April 05, 1996|By Jean Thompson | Jean Thompson,SUN STAFF

Reprising a role he played for a past schools superintendent, veteran civic activist Kalman "Buzzy" Hettleman has joined the management ranks at Baltimore school headquarters.

In his behind-the-scenes volunteer role, the former state and city official is now "special assistant and consultant" to Superintendent Walter G. Amprey.

On paper, his job is to "assist" the school chief in his dealings with the Maryland Department of Education. The former state secretary of human resources has been described by some in the school community as Dr. Amprey's jack-of-all-management: coach, adviser and political trouble-shooter.

Mr. Hettleman's role is more than that of messenger, do-gooder or go-between: Some at school headquarters have suggested he is "shadow chief of staff," a management handyman who is adept at cutting through red tape and seeing projects through.

For his part, Mr. Hettleman prefers a place in the shadows.

"I believe very strongly in Dr. Amprey's leadership, and I think that everybody needs to pitch in and support the school system," he said yesterday. "I really think my role is to assist," he said, adding he has "a passion for anonymity."

Mr. Hettleman recently has accompanied Dr. Amprey to a number of business meetings, leaving in his wake speculation about his influence.

"He's helping me out," said Dr. Amprey, describing his new aide as an adept communicator who knows his way around state and city agencies and can maneuver around the political minefields.

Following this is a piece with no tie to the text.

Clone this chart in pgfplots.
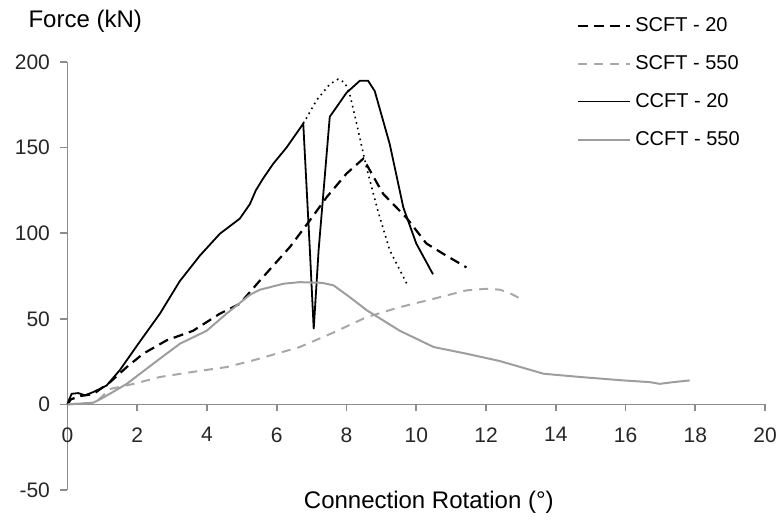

Mr. Hettleman is a former school board member and education (( adviser to mayors Kurt L. Schmoke and Thomas D'Alesandro III. As a consultant to the late superintendent Alice G. Pinderhughes, he helped clear the way in Baltimore schools for Success For All, a primary school program developed by Johns Hopkins University researchers and now used nationwide. He also has been executive director of Project Raise, a mentoring program for Baltimore students.

His new assignment comes at a time when city and state leaders have identified management improvements as keys to any possible settlement of a major education lawsuit.

The suit, filed by the city last fall and scheduled to go to trial in November, seeks to wrest from Maryland a significant increase in school aid. In settlement discussions, both sides seek improved relations, and the operative word of late has been "partnership."

Mr. Hettleman's activity comes at a time when Dr. Amprey has been conspicuously quiet in public on a number of pressing school issues, sometimes at his lawyer's urging because of his connection to pending litigation.

Different officials describe Mr. Hettleman's role in different ways.

Jacquelyn Hardy, interim director of public relations for the schools, said he is Dr. Amprey's "liaison" with lawyers involved in school litigation and with the city school board

Lynnette Young, Mayor Kurt L. Schmoke's chief of staff, termed Mr. Hettleman's role that of a broker.